Stock-Appearing Turbo—On Steroids
As proof that Ken went out of his way to keep things simple, he opted for a 100-percent drop-in turbocharger rather than an S300 or S400 and an exhaust manifold upgrade (which is highly common in the diesel performance segment). The direct, bolt-in replacement from Fleece Performance Engineering is based off of the factory Holset HE351CW turbo, but this version—coined the Holset Cheetah—sports a larger, 63mm FMW compressor wheel, a high-flow turbine wheel and a larger wastegate actuator. A 4-inch turbo-back exhaust system with a muffler from Jamo Performance helps evacuate exhaust gases leaving the Cheetah.
Sun Coast-Prepped 48RE
The reinforced four-speed automatic tasked with harnessing the Cummins’ power has some age on it, but it’s yet to skip a beat. It was built at Sun Coast some time ago, but all indications are that it was definitely not assembled on a Friday. It’s held up to countless passes at the drag strip, been hot-lapped plenty and has also towed its fair share of trailers. Upgraded shafts, a triple-disc torque converter along with a billet flex plate sum up the Sun Coast hard parts, while a Mag-Hytec deep pan helps keep the 48RE cool.

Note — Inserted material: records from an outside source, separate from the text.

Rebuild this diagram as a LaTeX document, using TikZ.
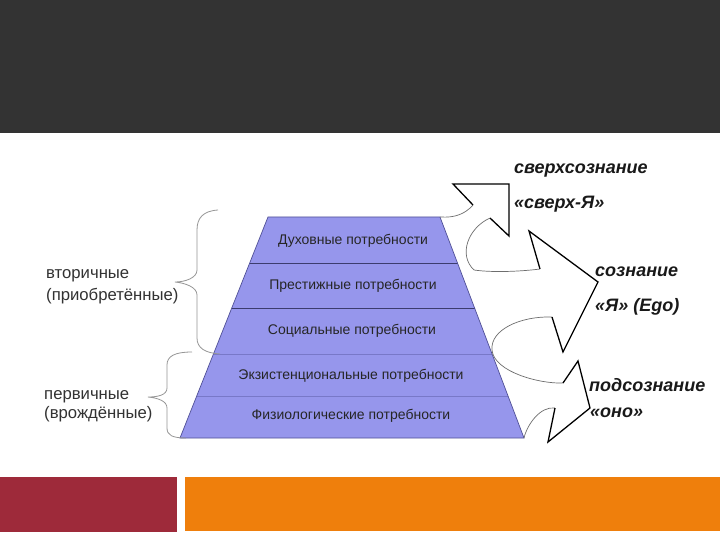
\documentclass[tikz,border=0pt]{standalone}
\usepackage{fontspec}
\setmainfont{Liberation Sans}
\definecolor{topband}{RGB}{51,51,51}
\definecolor{pyr}{RGB}{150,150,236}
\definecolor{pyredge}{RGB}{80,80,150}
\definecolor{pyrline}{RGB}{60,60,110}
\definecolor{pyrline2}{RGB}{120,120,200}
\definecolor{barred}{RGB}{158,42,58}
\definecolor{barorange}{RGB}{239,127,12}
\definecolor{bracegrey}{RGB}{150,150,150}
\definecolor{curvegrey}{RGB}{110,110,110}
\definecolor{lefttext}{RGB}{50,50,50}
\tikzset{
  layertext/.style={font=\fontsize{14}{16}\selectfont, text=black!85, inner sep=0},
  sidetext/.style={font=\fontsize{16.7}{19}\selectfont, text=lefttext, anchor=west, inner sep=0},
  egotext/.style={font=\fontsize{18}{20}\selectfont\bfseries\itshape, text=black!90, anchor=west, inner sep=0},
  bracestyle/.style={draw=bracegrey, line width=0.8pt},
  bodycurve/.style={draw=curvegrey, line width=0.7pt},
  headstyle/.style={draw=black, line width=1.3pt, fill=white, line join=miter}
}
\begin{document}
\begin{tikzpicture}[x=1pt,y=-1pt]
\useasboundingbox (0,0) rectangle (720,540);
\fill[white] (0,0) rectangle (720,540);
% top band
\fill[topband] (0,0) rectangle (720,133);
% bottom bars
\fill[barred] (0,477) rectangle (177,532);
\fill[barorange] (185,477) rectangle (720,531);

% pyramid
\coordinate (tl) at (268,217);
\coordinate (tr) at (440,217);
\coordinate (bl) at (180,438);
\coordinate (br) at (524,438);
\fill[pyr] (tl) -- (tr) -- (br) -- (bl) -- cycle;
\draw[pyrline, line width=0.6pt] (249.7,263) -- (457.5,263);
\draw[pyrline, line width=0.6pt] (231.8,308) -- (474.6,308);
\draw[pyrline2, line width=0.6pt] (213.5,354) -- (492.1,354);
\draw[pyrline2, line width=0.6pt] (196.7,396) -- (508.0,396);
\draw[pyredge, line width=0.7pt] (tl) -- (tr) -- (br) -- (bl) -- cycle;

\node[layertext] (l1) at (353,241) {Духовные потребности};
\node[layertext] (l2) at (353,286) {Престижные потребности};
\node[layertext] (l3) at (352,331) {Социальные потребности};
\node[layertext] (l4) at (351,376) {Экзистенциональные потребности};
\node[layertext] (l5) at (351,416) {Физиологические потребности};

% braces
\draw[bracestyle] (218,210) .. controls (203,211) and (197,218) .. (197,230) -- (197,270)
  .. controls (197,278) and (185,282) .. (175,282) .. controls (185,283) and (197,287) .. (197,295)
  -- (197,338) .. controls (197,348) and (205,353) .. (220,354);
\draw[bracestyle] (192,352) .. controls (175,352) and (167,356) .. (167,365) -- (167,388)
  .. controls (167,395) and (158,397) .. (148,397) .. controls (158,398) and (167,401) .. (167,408)
  -- (167,428) .. controls (167,435) and (172,438) .. (186,438);

\node[sidetext] (sec1) at (46,276) {вторичные};
\node[sidetext] (sec2) at (46,296) {(приобретённые)};
\node[sidetext] (pri1) at (44,397) {первичные};
\node[sidetext] (pri2) at (44,414) {(врождённые)};

% arrow bodies
\coordinate (a1o) at (473,205);
\coordinate (a1i) at (490,218);
\coordinate (a2o) at (540,269);
\coordinate (a2i) at (552,317);
\coordinate (a3o) at (563,383);
\coordinate (a3i) at (555,408);
\draw[bodycurve] (tr) .. controls (455,218) and (465,214) .. (a1o);
\draw[bodycurve] (a1i) .. controls (468,228) and (458,255) .. (474,270) .. controls (495,273) and (525,271) .. (a2o);
\draw[bodycurve] (a2i) .. controls (520,316) and (490,330) .. (492,350) .. controls (494,372) and (540,384) .. (a3o);
\draw[bodycurve] (a3i) .. controls (540,406) and (527,425) .. (br);

% arrow heads
\draw[headstyle] (a1o) -- (453,184) -- (509,184) -- (509,236) -- (a1i);
\draw[headstyle] (a2o) -- (529,231) -- (598,282) -- (563,352) -- (a2i);
\draw[headstyle] (a3o) -- (578,361) -- (590,408) -- (548,442) -- (a3i);

% right labels
\node[egotext] (e1) at (514,171) {сверхсознание};
\node[egotext] (e2) at (514,204) {«сверх-Я»};
\node[egotext] (e3) at (595,272) {сознание};
\node[egotext] (e4) at (595,307) {«Я» (Ego)};
\node[egotext] (e5) at (589,385) {подсознание};
\node[egotext] (e6) at (590,413) {«оно»};
\end{tikzpicture}
\end{document}
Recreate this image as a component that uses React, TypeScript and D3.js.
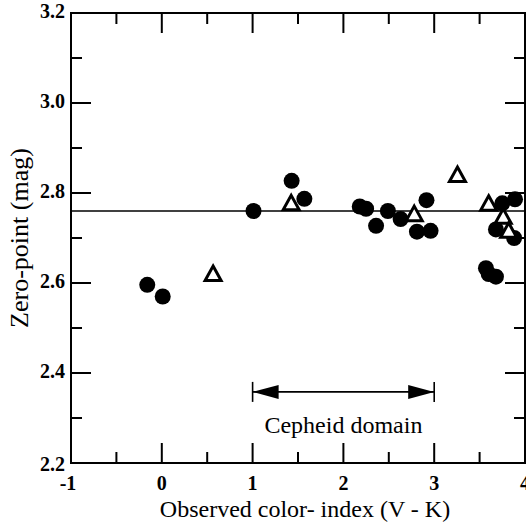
import React from "react";
import * as d3 from "d3";

// filled circles
const circleX = [-0.16, 0.01, 1.01, 1.43, 1.57, 2.18, 2.25, 2.36, 2.49, 2.63, 2.81, 2.915, 2.96, 3.57, 3.6, 3.68, 3.68, 3.75, 3.89, 3.88];
const circleY = [2.596, 2.57, 2.76, 2.827, 2.787, 2.77, 2.765, 2.727, 2.76, 2.742, 2.714, 2.784, 2.716, 2.633, 2.62, 2.614, 2.719, 2.777, 2.786, 2.7];

// open triangles
const triX = [0.565, 1.425, 2.78, 3.256, 3.6, 3.76, 3.82];
const triY = [2.62, 2.777, 2.753, 2.84, 2.776, 2.747, 2.716];

const xTicks = [-1, 0, 1, 2, 3, 4];
const xMinor = [-0.5, 0.5, 1.5, 2.5, 3.5];
const yTicks = [2.2, 2.4, 2.6, 2.8, 3.0, 3.2];
const yMinor = [2.3, 2.5, 2.7, 2.9, 3.1];

const zeroPoint = 2.76;
const domainFrom = 1;
const domainTo = 3;
const domainY = 2.358;

const W = 526;
const H = 530;
const serif = "'Liberation Serif', 'Times New Roman', serif";

export default function App() {
  const x = d3.scaleLinear().domain([-1, 4]).range([71, 525]);
  const y = d3.scaleLinear().domain([2.2, 3.2]).range([463, 13]);
  const [x0, x1] = x.range();
  const [y0, y1] = y.range();
  const major = 20;
  const minor = 11;

  const tri = (cx: number, cy: number) =>
    `M${cx},${cy - 8} L${cx + 8},${cy + 6.5} L${cx - 8},${cy + 6.5} Z`;

  const ay = y(domainY);
  const ax0 = x(domainFrom);
  const ax1 = x(domainTo);

  return (
    <svg width={W} height={H} style={{ position: "absolute", left: 0, top: 0, background: "#fff" }}>
      {/* frame */}
      <rect x={x0} y={y1} width={x1 - x0} height={y0 - y1} fill="none" stroke="#000" strokeWidth={2} />

      {/* x ticks bottom + top */}
      {xTicks.map((t) => (
        <g key={"xt" + t}>
          <line x1={x(t)} x2={x(t)} y1={y0} y2={y0 - major} stroke="#000" strokeWidth={2} />
          <line x1={x(t)} x2={x(t)} y1={y1} y2={y1 + major} stroke="#000" strokeWidth={2} />
          <text x={x(t) - (t < 0 ? 3 : 0)} y={490} textAnchor="middle" fontFamily={serif} fontWeight="bold" fontSize={20}>
            {t}
          </text>
        </g>
      ))}
      {xMinor.map((t) => (
        <g key={"xm" + t}>
          <line x1={x(t)} x2={x(t)} y1={y0} y2={y0 - minor} stroke="#000" strokeWidth={2} />
          <line x1={x(t)} x2={x(t)} y1={y1} y2={y1 + minor} stroke="#000" strokeWidth={2} />
        </g>
      ))}

      {/* y ticks left + right */}
      {yTicks.map((t) => (
        <g key={"yt" + t}>
          <line x1={x0} x2={x0 + major} y1={y(t)} y2={y(t)} stroke="#000" strokeWidth={2} />
          <line x1={x1} x2={x1 - major} y1={y(t)} y2={y(t)} stroke="#000" strokeWidth={2} />
          <text x={65} y={y(t) + (t === 2.2 ? 3 : 0)} textAnchor="end" dominantBaseline="middle" fontFamily={serif} fontWeight="bold" fontSize={20}>
            {t.toFixed(1)}
          </text>
        </g>
      ))}
      {yMinor.map((t) => (
        <g key={"ym" + t}>
          <line x1={x0} x2={x0 + minor} y1={y(t)} y2={y(t)} stroke="#000" strokeWidth={2} />
          <line x1={x1} x2={x1 - minor} y1={y(t)} y2={y(t)} stroke="#000" strokeWidth={2} />
        </g>
      ))}

      {/* mean zero-point line */}
      <line x1={x0} x2={x1} y1={y(zeroPoint)} y2={y(zeroPoint)} stroke="#000" strokeWidth={1.6} />

      {/* data */}
      {circleX.map((v, i) => (
        <circle key={"c" + i} cx={x(v)} cy={y(circleY[i])} r={8} fill="#000" />
      ))}
      {triX.map((v, i) => (
        <path key={"t" + i} d={tri(x(v), y(triY[i]))} fill="#fff" stroke="#000" strokeWidth={3} strokeLinejoin="miter" />
      ))}

      {/* Cepheid domain */}
      <line x1={ax0} x2={ax1} y1={ay} y2={ay} stroke="#000" strokeWidth={1.6} />
      <line x1={ax0} x2={ax0} y1={ay - 10} y2={ay + 10} stroke="#000" strokeWidth={1.6} />
      <line x1={ax1} x2={ax1} y1={ay - 10} y2={ay + 10} stroke="#000" strokeWidth={1.6} />
      <path d={`M${ax0},${ay} L${ax0 + 26},${ay - 7} L${ax0 + 26},${ay + 7} Z`} fill="#000" />
      <path d={`M${ax1},${ay} L${ax1 - 26},${ay - 7} L${ax1 - 26},${ay + 7} Z`} fill="#000" />
      <text x={x(2)} y={433} textAnchor="middle" fontFamily={serif} fontSize={24}>
        Cepheid domain
      </text>

      {/* axis titles */}
      <text x={305} y={517} textAnchor="middle" fontFamily={serif} fontSize={24}>
        Observed color- index (V - K)
      </text>
      <text
        transform={`translate(28,${(y0 + y1) / 2}) rotate(-90)`}
        textAnchor="middle"
        fontFamily={serif}
        fontSize={26}
      >
        Zero-point (mag)
      </text>
    </svg>
  );
}
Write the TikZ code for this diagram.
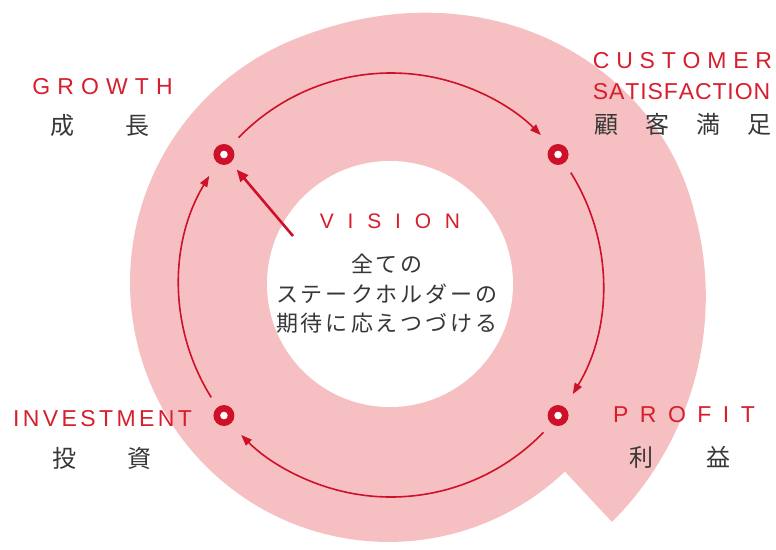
\documentclass[tikz,border=0pt]{standalone}
\usepackage{fontspec}
\setmainfont{Liberation Sans}
\newfontfamily\cjk{Noto Sans CJK JP}
\usetikzlibrary{calc,arrows.meta}
\definecolor{qpink}{RGB}{246,192,194}
\definecolor{qred}{RGB}{206,16,40}
\definecolor{qtext}{RGB}{214,30,45}
\definecolor{qgray}{RGB}{55,55,55}
\ExplSyntaxOn
\NewDocumentCommand\spreadtxt{mm}{\tl_map_inline:nn{#2}{##1\kern#1}\kern-#1}
\ExplSyntaxOff
\begin{document}
\begin{tikzpicture}[x=1pt,y=-1pt,
  declare function={rr(\s)=(\s<200)?(255+9*\s/200):((\s<300)?(264+48*((\s-200)/100)*((\s-200)/100)*(3-2*((\s-200)/100))):(312+12*(\s-300)/60));},
  marker/.style={circle,fill=qred,minimum size=21pt,inner sep=0pt,
    path picture={\fill[white] (path picture bounding box.center) circle[radius=3.8pt];}},
  ring/.style={draw=qred,line width=1.6pt,-{Triangle[length=11pt,width=8pt]}},
  visarrow/.style={draw=qred,line width=2.6pt,-{Triangle[length=12pt,width=10pt]},shorten >=9pt},
  en/.style={text=qtext,inner sep=0pt,anchor=base,font=\fontsize{23pt}{27pt}\selectfont},
  jp/.style={text=qgray,inner sep=0pt,anchor=base,font=\cjk\fontsize{24pt}{28pt}\selectfont},
  jpc/.style={text=qgray,inner sep=0pt,anchor=base,font=\cjk\fontsize{22pt}{26pt}\selectfont},
]
\useasboundingbox (0,0) rectangle (776,549);
% pink spiral band
\fill[qpink] plot[smooth,variable=\t,domain=47:407,samples=181]
  ({391+rr(\t-47)*cos(\t)},{285+rr(\t-47)*sin(\t)}) -- cycle;
% white core
\node[circle,fill=white,minimum size=246pt,inner sep=0pt] (core) at (390,284) {};
% ring centre
\coordinate (C) at (391,285);
% markers
\node[marker] (gr) at ($(C)+(218:212)$) {};
\node[marker] (cs) at ($(C)+(322:212)$) {};
\node[marker] (pr) at ($(C)+(38:212)$) {};
\node[marker] (iv) at ($(C)+(142:212)$) {};
% ring arrows
\draw[ring] ($(C)+(224:212)$) arc[start angle=224,end angle=315,radius=212];
\draw[ring] ($(C)+(328:212)$) arc[start angle=328,end angle=391,radius=212];
\draw[ring] ($(C)+(44:212)$) arc[start angle=44,end angle=135,radius=212];
\draw[ring] ($(C)+(148:212)$) arc[start angle=148,end angle=211,radius=212];
% vision arrow
\coordinate (vs) at (293,236);
\draw[visarrow] (vs) -- (gr);
% labels
\node[en] (tgr) at (102.5,94.5) {\spreadtxt{7.1pt}{GROWTH}};
\node[jp] (jgr) at (100,134) {\spreadtxt{52pt}{成長}};
\node[en] (tcs1) at (682.5,68) {\spreadtxt{6.8pt}{CUSTOMER}};
\node[en] (tcs2) at (681.5,99.5) {\spreadtxt{0.9pt}{SATISFACTION}};
\node[jp] (jcs) at (682.5,133) {\spreadtxt{27pt}{顧客満足}};
\node[en,font=\fontsize{21pt}{25pt}\selectfont] (tvi) at (390,228) {\spreadtxt{13.8pt}{VISION}};
\node[jpc] (v1) at (387,272.4) {\spreadtxt{3pt}{全ての}};
\node[jpc] (v2) at (387,302.4) {\spreadtxt{3pt}{ステークホルダーの}};
\node[jpc] (v3) at (387,331.9) {\spreadtxt{3pt}{期待に応えつづける}};
\node[en] (tiv) at (102.5,426.5) {\spreadtxt{3.4pt}{INVESTMENT}};
\node[jp] (jiv) at (101.5,467) {\spreadtxt{51pt}{投資}};
\node[en] (tpr) at (684,422.5) {\spreadtxt{11.5pt}{PROFIT}};
\node[jp] (jpr) at (680,466.5) {\spreadtxt{53.5pt}{利益}};
\end{tikzpicture}
\end{document}
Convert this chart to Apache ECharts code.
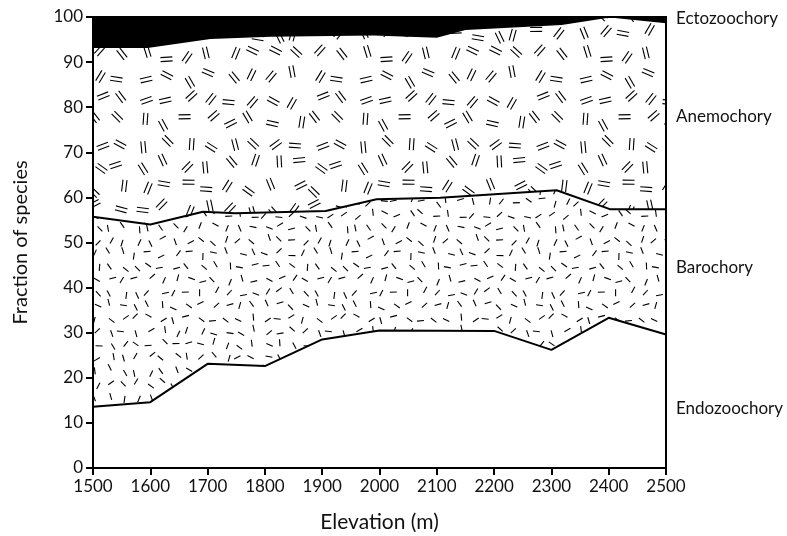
<!DOCTYPE html>
<html>
<head>
<meta charset="utf-8">
<script src="https://cdn.jsdelivr.net/npm/echarts@6/dist/echarts.min.js"></script>
<style>
  html, body { margin: 0; padding: 0; background: #fff; }
  #chart { width: 787px; height: 536px; }
</style>
</head>
<body>
<div id="chart"></div>
<script>
// boundary lines (elevation m, cumulative fraction)
var ectoX = [1500, 2500]
var ectoY = [100, 100]
var anemoX = [1500, 1595, 1705, 1810, 1990, 2100, 2150, 2318, 2402, 2500]
var anemoY = [93.1, 93.1, 95.1, 95.6, 95.9, 95.4, 97.1, 98.2, 99.9, 98.6]
var baroX = [1500, 1600, 1692, 1748, 1906, 1995, 2106, 2309, 2402, 2500]
var baroY = [55.7, 54.0, 56.8, 56.5, 57.0, 59.6, 59.9, 61.6, 57.4, 57.4]
var endoX = [1500, 1600, 1700, 1800, 1900, 2000, 2200, 2300, 2400, 2500]
var endoY = [13.6, 14.6, 23.1, 22.6, 28.5, 30.5, 30.4, 26.2, 33.3, 29.6]
var bandNames = ['Ectozoochory', 'Anemochory', 'Barochory', 'Endozoochory']
var bandLabelY = [20, 118, 269, 410]

function pairs(xs, ys) {
  var out = []
  for (var i = 0; i < xs.length; i++) out.push([xs[i], ys[i]])
  return out
}

// seeded generator, only used for the hatch texture
var seed = 12345
function rnd() {
  seed = (seed * 16807) % 2147483647
  return (seed - 1) / 2147483646
}

function makeTexture(size, step, len, doubled) {
  var c = document.createElement('canvas')
  c.width = size
  c.height = size
  var ctx = c.getContext('2d')
  ctx.fillStyle = '#fff'
  ctx.fillRect(0, 0, size, size)
  ctx.strokeStyle = '#000'
  ctx.lineWidth = 1.1
  for (var gy = 0; gy < size; gy += step) {
    for (var gx = 0; gx < size; gx += step) {
      var cx = gx + step / 2 + (rnd() - 0.5) * step * 0.5
      var cy = gy + step / 2 + (rnd() - 0.5) * step * 0.5
      var a = rnd() * Math.PI
      var dx = Math.cos(a) * len / 2
      var dy = Math.sin(a) * len / 2
      var offs = doubled ? [-2, 2] : [0]
      offs.forEach(function (o) {
        var ox = -Math.sin(a) * o
        var oy = Math.cos(a) * o
        ctx.beginPath()
        ctx.moveTo(cx - dx + ox, cy - dy + oy)
        ctx.lineTo(cx + dx + ox, cy + dy + oy)
        ctx.stroke()
      })
    }
  }
  return c
}

var anemoTex = makeTexture(220, 22, 12, true)
var baroTex = makeTexture(208, 13, 7, false)

var chart = echarts.init(document.getElementById('chart'))
var font = 'Lato, "Open Sans", sans-serif'

function bandSeries(name, data, fill, lw) {
  return {
    name: name,
    type: 'line',
    data: data,
    symbol: 'none',
    silent: true,
    lineStyle: { color: '#000', width: lw },
    areaStyle: { color: fill, opacity: 1 }
  }
}

var option = {
  animation: false,
  backgroundColor: '#fff',
  grid: {
    left: 93, right: 121, top: 17, bottom: 68,
    outerBoundsMode: 'none',
    containLabel: false,
    show: true, z: 10,
    borderColor: '#000', borderWidth: 2,
    backgroundColor: 'transparent'
  },
  xAxis: {
    type: 'value',
    min: 1500, max: 2500, interval: 100,
    z: 10,
    name: 'Elevation (m)',
    nameLocation: 'middle',
    nameGap: 44,
    nameTextStyle: { fontFamily: font, fontSize: 21, color: '#111' },
    axisLine: { lineStyle: { color: '#000', width: 2 } },
    axisTick: { length: 7, lineStyle: { color: '#000', width: 2 } },
    axisLabel: {
      fontFamily: font, fontSize: 17, color: '#111', margin: 10,
      formatter: function (v) { return String(v) }
    },
    splitLine: { show: false }
  },
  yAxis: {
    type: 'value',
    min: 0, max: 100, interval: 10,
    z: 10,
    name: 'Fraction of species',
    nameLocation: 'middle',
    nameGap: 62,
    nameTextStyle: { fontFamily: font, fontSize: 20, color: '#111' },
    axisLine: { lineStyle: { color: '#000', width: 2 } },
    axisTick: { length: 7, lineStyle: { color: '#000', width: 2 } },
    axisLabel: { fontFamily: font, fontSize: 17, color: '#111', margin: 10 },
    splitLine: { show: false }
  },
  graphic: bandNames.map(function (n, i) {
    return {
      type: 'text', left: 676, top: bandLabelY[i] - 10,
      style: { text: n, font: '17px ' + font, fill: '#111' }
    }
  }),
  series: [
    bandSeries('Ectozoochory', pairs(ectoX, ectoY), '#000', 0),
    bandSeries('Anemochory', pairs(anemoX, anemoY), { image: anemoTex, repeat: 'repeat' }, 0),
    bandSeries('Barochory', pairs(baroX, baroY), { image: baroTex, repeat: 'repeat' }, 2),
    bandSeries('Endozoochory', pairs(endoX, endoY), '#fff', 2)
  ]
}
chart.setOption(option)
</script>
</body>
</html>
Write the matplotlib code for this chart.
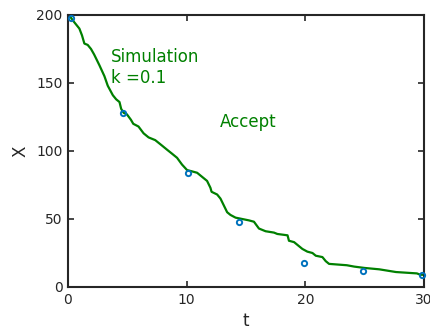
import matplotlib
matplotlib.use("Agg")
import matplotlib.pyplot as plt

# Stochastic simulation path (t, X)
sim_t = [0, 0.25, 0.5, 0.96, 1.18, 1.38, 1.66, 1.94, 2.2, 2.65, 3.07, 3.35, 3.78, 4.06,
         4.34, 4.48, 4.7, 4.96, 5.3, 5.5, 5.94, 6.37, 6.79, 7.35, 7.92, 8.34, 8.77, 9.19,
         9.61, 10.03, 10.46, 10.88, 11.3, 11.72, 12.0, 12.1, 12.57, 12.85, 13.13, 13.41,
         13.69, 14.12, 14.68, 15.24, 15.67, 16.09, 16.65, 17.36, 17.64, 18.5, 18.62, 19.05,
         19.33, 19.75, 20.17, 20.6, 20.88, 21.44, 21.72, 22.0, 23.5, 24.12, 25.0, 26.23,
         27.64, 29.4, 29.7, 30.0]
sim_x = [200, 198, 195, 190, 185, 179, 178, 175, 171, 163, 155, 148, 141, 138,
         136, 131, 128, 127, 123, 120, 118, 113, 110, 108, 104, 101, 98, 95,
         90, 86, 85, 84, 81, 78, 73, 70, 68, 65, 60, 55,
         53, 51, 50, 49, 48, 43, 41, 40, 39, 38, 34, 33,
         31, 28, 26, 25, 23, 22, 19, 17, 16, 15, 14, 13,
         11, 10, 9, 9]

# Measured data points
data_t = [0.25, 4.6, 10.1, 14.4, 19.9, 24.9, 29.85]
data_x = [198, 128, 84, 48, 18, 12, 8.5]

x_ticks = [0, 10, 20, 30]
y_ticks = [0, 50, 100, 150, 200]

green = '#008000'
blue = '#0072BD'
dark = '#262626'

fig = plt.figure(figsize=(4.31, 3.30), dpi=100)
ax = fig.add_axes([68/431, 1 - 287/330, (424-68)/431, (287-15)/330])

ax.plot(sim_t, sim_x, color=green, lw=1.6)
ax.plot(data_t, data_x, 'o', mfc='none', mec=blue, mew=1.4, ms=3.8, clip_on=False, zorder=3)

ax.text(3.6, 169, 'Simulation', color=green, fontsize=12, va='center', ha='left')
ax.text(3.6, 154, 'k =0.1', color=green, fontsize=12, va='center', ha='left')
ax.text(12.8, 121, 'Accept', color=green, fontsize=12, va='center', ha='left')

ax.set_xlim(0, 30)
ax.set_ylim(0, 200)
ax.set_xticks(x_ticks)
ax.set_yticks(y_ticks)
ax.tick_params(direction='in', top=True, right=True, length=4, width=1.2,
               labelsize=10, colors=dark, pad=4)
for s in ax.spines.values():
    s.set_linewidth(1.5)
    s.set_color(dark)
ax.set_xlabel('t', fontsize=12, color=dark, labelpad=4)
ax.set_ylabel('X', fontsize=12, color=dark, labelpad=5)

fig.savefig('out.png', dpi=100)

Every-Occasion Tires For An Every-Occasion Truck
Because a lot of diesel trucks rely on four-wheel drive at the drag strip for optimum traction, bracket racers can often get away with running all terrain tires. On Ken’s silver Dodge, it’s been nothing but Nitto Terra Grappler G2 tires. In fact, it’s the only tire he’s run on all of his trucks for some time. The LT285/75R17 G2s aboard his ’06 Ram are a key piece to the truck’s do-everything puzzle. Not only do they maintain traction leaving the starting line, but their E load range makes them the perfect candidate for towing and their all-terrain tread design shines in Ohio winters.
Smart Fuel Mods
Contaminant and air-free fuel delivery begins along the frame rail in the form of an AirDog II-4G lift pump system. The 200-gph system pulls diesel from the OEM tank and supplies steady fuel pressure to the factory Bosch CP3 high-pressure pump. Thanks to careful tuning, the stock CP3 maintains ample rail pressure to a set of 45-percent over Exergy Performance injectors. Combined with the 63mm turbo upgrade, these fueling mods are capable of producing more than 600rwhp (vs. the 280 to 290rwhp a stock ’06 5.9L Cummins can lay down).
Still A Workhorse
As proof that the truck still gets put to work, you can find a pair of Firestone air springs perched between the rear axle and the frame. Ken keeps tabs on inflation pressure via a 0-150-psi gauge in the cab, mounted on the bottom of the dash. Also notice the BD Diesel diff cover, which increases gear oil capacity and gear oil flow to keep the AAM 1150’s ring and pinion cool. In the fall, it’s easy to find the ¾-ton helping out at the farm, often with something heavy in tow.
Keeping It Simple, And Fun
Even though he has a 6.60-second, pump gas fox body Mustang in the garage, Ken prefers racing his Cummins. The biggest reason? It’s stupid reliable and each pass is predictable. In fact, the truck is often so repeatable at the track that it clicks off the exact dial-in on the windshield. A simple yet proven combination of parts, spot-on ECM tuning and plenty of experience behind the wheel have all contributed to Ken’s past, present and future accomplishments in drag racing.